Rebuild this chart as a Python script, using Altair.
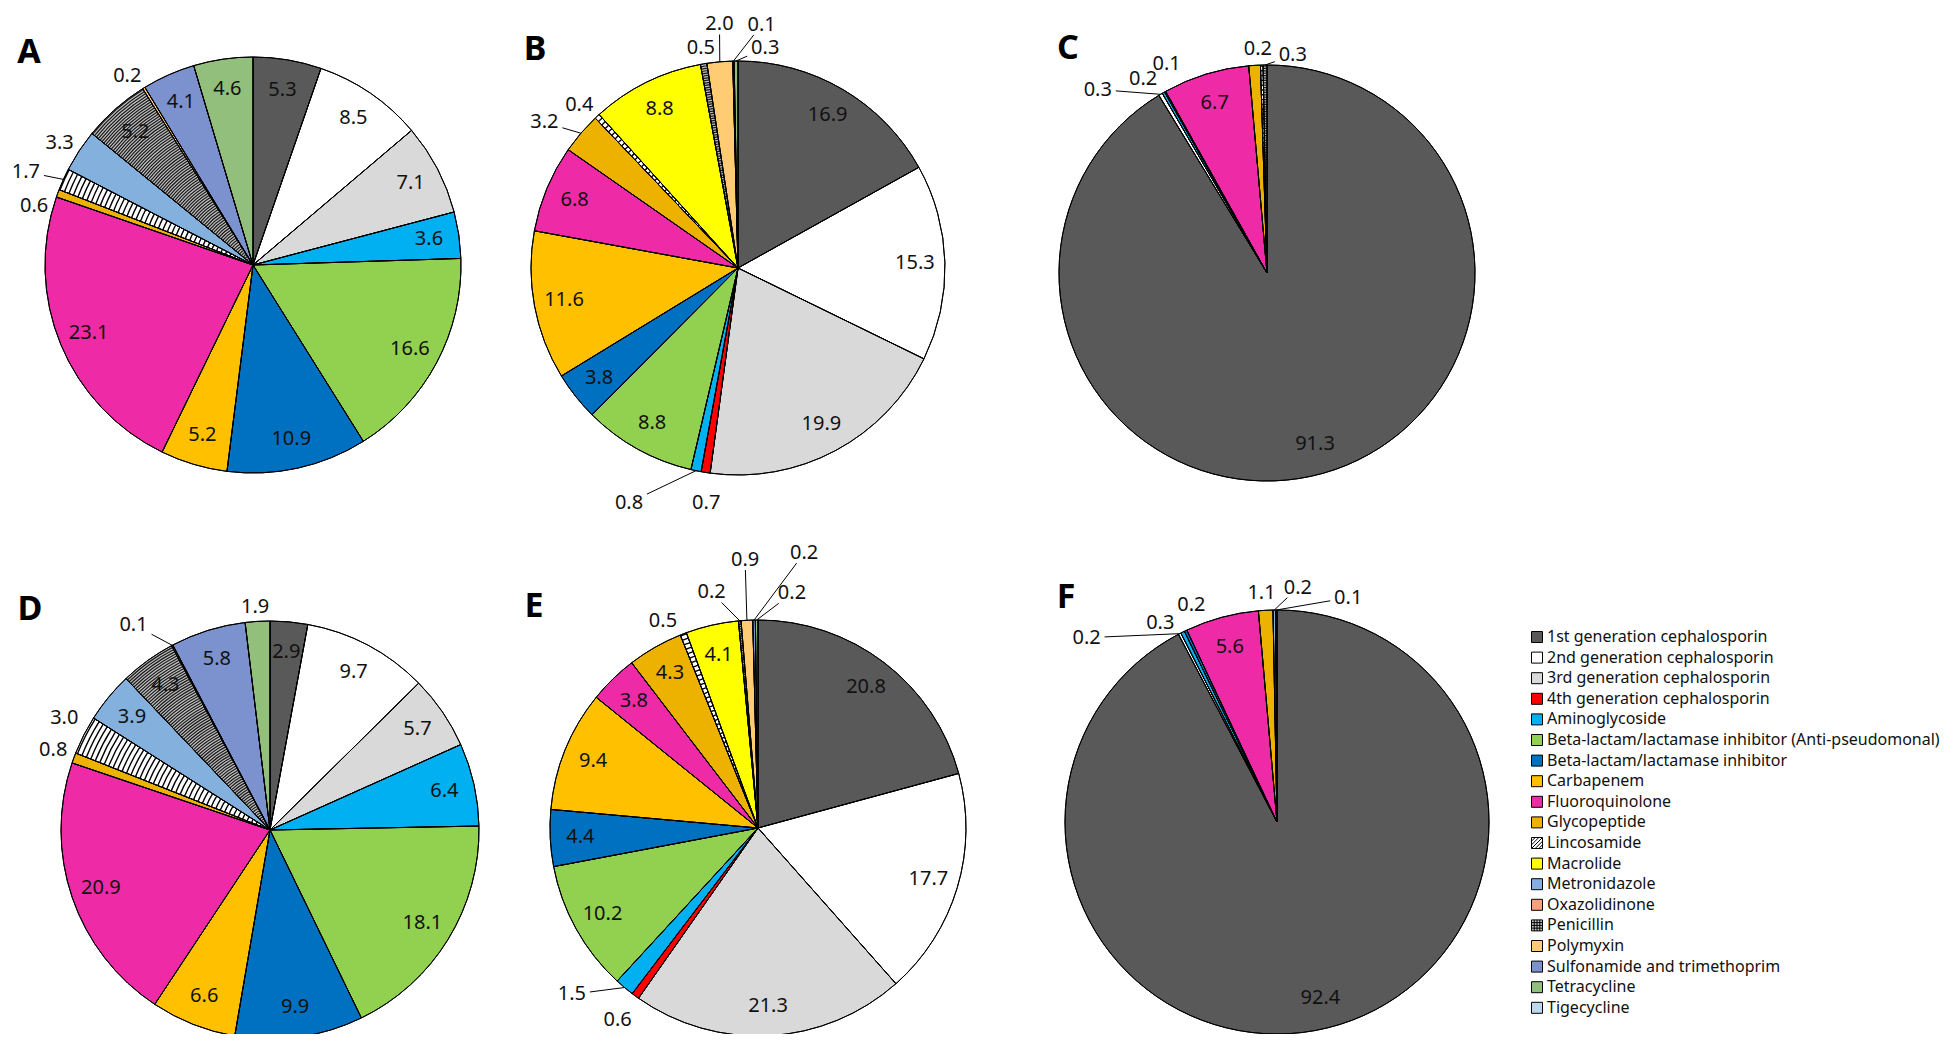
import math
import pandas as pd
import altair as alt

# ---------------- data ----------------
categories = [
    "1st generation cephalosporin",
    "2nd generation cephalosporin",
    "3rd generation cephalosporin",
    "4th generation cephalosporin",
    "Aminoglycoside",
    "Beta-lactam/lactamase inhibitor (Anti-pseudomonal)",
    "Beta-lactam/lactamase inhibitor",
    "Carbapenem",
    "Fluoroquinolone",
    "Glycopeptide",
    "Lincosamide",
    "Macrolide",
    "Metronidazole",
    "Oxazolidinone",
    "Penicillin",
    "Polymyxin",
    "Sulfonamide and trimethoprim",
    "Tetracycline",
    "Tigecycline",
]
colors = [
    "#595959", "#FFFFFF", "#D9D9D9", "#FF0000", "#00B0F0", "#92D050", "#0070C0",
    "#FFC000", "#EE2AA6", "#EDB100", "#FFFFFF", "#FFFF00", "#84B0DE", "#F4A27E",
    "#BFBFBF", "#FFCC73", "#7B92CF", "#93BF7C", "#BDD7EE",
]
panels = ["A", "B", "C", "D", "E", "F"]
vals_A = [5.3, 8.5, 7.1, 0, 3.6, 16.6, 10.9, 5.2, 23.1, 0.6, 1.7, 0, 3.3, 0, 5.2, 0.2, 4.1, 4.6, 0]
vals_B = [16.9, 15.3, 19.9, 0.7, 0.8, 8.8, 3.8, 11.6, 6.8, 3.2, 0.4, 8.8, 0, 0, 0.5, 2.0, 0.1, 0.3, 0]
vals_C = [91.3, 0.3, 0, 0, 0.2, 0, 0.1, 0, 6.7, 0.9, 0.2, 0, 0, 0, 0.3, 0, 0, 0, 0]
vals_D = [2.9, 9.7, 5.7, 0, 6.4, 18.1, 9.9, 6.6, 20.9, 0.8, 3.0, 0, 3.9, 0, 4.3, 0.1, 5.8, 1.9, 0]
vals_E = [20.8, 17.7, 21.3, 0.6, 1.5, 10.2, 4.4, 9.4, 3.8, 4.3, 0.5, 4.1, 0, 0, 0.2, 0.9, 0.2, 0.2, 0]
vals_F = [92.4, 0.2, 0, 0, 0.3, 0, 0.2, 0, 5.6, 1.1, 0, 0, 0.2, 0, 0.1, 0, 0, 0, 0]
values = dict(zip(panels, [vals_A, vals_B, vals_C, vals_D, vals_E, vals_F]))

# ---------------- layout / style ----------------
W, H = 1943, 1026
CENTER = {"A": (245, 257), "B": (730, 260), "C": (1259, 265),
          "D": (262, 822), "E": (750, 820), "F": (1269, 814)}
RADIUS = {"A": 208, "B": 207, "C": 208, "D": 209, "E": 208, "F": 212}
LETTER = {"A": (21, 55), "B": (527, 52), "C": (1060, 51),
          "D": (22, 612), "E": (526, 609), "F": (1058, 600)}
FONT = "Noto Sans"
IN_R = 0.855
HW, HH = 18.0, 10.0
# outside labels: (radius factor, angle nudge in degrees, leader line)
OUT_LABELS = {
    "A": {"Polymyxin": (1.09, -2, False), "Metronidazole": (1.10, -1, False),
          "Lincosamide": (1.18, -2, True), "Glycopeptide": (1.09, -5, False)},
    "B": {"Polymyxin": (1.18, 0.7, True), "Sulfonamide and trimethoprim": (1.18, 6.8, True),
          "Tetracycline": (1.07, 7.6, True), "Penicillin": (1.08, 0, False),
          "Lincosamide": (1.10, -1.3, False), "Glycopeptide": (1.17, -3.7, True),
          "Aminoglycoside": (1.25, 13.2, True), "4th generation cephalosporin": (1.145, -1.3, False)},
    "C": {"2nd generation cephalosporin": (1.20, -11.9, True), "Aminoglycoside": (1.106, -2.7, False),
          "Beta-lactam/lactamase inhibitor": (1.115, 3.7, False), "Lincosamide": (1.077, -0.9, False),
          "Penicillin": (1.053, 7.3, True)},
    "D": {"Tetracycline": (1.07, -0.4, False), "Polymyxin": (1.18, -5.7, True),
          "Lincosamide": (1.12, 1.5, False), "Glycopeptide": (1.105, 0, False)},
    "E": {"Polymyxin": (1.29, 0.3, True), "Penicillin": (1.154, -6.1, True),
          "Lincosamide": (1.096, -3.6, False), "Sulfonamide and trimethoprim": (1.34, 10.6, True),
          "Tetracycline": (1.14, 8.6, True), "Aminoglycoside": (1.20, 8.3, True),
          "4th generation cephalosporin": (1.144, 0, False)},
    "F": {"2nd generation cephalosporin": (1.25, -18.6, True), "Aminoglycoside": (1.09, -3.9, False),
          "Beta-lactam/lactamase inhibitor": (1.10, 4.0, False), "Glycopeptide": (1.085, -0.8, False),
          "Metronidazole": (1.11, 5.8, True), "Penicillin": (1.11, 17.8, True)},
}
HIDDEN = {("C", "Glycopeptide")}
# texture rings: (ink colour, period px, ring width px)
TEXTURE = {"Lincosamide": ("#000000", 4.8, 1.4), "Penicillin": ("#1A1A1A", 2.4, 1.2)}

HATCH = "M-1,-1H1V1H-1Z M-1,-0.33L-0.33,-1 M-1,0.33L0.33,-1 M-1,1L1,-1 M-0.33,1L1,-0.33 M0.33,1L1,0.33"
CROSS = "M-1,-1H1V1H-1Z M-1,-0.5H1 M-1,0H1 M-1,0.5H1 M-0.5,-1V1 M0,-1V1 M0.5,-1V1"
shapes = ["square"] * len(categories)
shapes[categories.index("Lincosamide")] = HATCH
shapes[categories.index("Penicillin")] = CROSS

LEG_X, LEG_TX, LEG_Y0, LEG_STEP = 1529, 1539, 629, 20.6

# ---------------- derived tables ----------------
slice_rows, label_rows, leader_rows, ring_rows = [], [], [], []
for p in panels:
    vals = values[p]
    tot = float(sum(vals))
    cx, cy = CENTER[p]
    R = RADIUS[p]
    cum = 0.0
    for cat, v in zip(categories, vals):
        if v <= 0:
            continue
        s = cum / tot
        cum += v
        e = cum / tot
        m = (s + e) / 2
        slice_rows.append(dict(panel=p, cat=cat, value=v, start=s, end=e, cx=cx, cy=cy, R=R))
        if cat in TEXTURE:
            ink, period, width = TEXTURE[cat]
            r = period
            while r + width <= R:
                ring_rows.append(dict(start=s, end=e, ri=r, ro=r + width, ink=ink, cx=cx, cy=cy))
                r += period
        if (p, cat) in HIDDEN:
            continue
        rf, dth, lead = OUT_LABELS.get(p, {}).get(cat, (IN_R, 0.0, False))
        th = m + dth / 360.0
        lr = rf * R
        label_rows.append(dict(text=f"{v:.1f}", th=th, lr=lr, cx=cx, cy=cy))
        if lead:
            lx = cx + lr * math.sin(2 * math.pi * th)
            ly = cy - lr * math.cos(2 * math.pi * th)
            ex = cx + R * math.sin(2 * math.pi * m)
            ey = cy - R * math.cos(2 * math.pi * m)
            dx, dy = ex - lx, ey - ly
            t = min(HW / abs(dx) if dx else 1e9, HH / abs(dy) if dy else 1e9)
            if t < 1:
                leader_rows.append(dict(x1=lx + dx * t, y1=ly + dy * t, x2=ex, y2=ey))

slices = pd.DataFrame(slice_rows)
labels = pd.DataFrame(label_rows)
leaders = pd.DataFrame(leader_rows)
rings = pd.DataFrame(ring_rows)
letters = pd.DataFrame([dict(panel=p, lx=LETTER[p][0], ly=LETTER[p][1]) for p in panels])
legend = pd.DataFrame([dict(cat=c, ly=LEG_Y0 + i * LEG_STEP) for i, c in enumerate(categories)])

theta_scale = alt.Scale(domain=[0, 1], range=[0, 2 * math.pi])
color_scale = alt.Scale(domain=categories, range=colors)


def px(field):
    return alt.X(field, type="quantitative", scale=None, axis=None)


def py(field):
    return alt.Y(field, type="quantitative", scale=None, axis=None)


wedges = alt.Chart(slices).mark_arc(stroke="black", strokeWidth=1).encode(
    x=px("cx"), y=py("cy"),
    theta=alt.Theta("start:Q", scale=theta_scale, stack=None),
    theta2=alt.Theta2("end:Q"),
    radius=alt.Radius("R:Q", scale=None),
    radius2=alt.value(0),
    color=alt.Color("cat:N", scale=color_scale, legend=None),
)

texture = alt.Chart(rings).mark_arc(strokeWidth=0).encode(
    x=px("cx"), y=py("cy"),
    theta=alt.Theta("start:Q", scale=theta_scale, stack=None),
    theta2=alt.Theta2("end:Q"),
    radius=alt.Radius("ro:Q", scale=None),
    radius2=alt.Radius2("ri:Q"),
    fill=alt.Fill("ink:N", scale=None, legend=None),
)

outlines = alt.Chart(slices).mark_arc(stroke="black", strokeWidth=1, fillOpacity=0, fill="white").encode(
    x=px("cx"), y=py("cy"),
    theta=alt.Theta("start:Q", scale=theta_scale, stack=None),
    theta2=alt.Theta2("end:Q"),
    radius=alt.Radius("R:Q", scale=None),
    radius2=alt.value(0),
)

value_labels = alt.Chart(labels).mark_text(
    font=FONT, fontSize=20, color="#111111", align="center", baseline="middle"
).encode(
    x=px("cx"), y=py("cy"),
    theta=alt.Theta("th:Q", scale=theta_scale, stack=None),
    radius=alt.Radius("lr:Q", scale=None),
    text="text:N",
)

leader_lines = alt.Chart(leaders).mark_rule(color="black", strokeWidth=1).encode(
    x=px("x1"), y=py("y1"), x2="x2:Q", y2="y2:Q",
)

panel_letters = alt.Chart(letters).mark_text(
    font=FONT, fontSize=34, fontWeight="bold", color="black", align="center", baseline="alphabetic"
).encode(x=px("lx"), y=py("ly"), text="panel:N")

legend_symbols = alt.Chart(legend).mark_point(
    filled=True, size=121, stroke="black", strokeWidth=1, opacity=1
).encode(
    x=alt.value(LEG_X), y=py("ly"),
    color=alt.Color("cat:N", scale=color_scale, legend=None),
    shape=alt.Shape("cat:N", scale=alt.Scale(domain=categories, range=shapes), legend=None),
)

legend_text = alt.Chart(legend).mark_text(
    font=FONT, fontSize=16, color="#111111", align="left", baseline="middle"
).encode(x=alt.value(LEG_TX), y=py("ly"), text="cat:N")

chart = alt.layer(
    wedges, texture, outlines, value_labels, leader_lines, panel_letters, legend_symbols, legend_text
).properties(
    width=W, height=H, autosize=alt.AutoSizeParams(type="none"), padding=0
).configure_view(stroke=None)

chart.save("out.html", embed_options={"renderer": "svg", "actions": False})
===
• **Directive**: Print, exactly as written, the lines above from the first one to the one containing "import altair as alt". Leave out pictures.

• **Written response**:
Rebuild this chart as a Python script, using Altair.
import math
import pandas as pd
import altair as alt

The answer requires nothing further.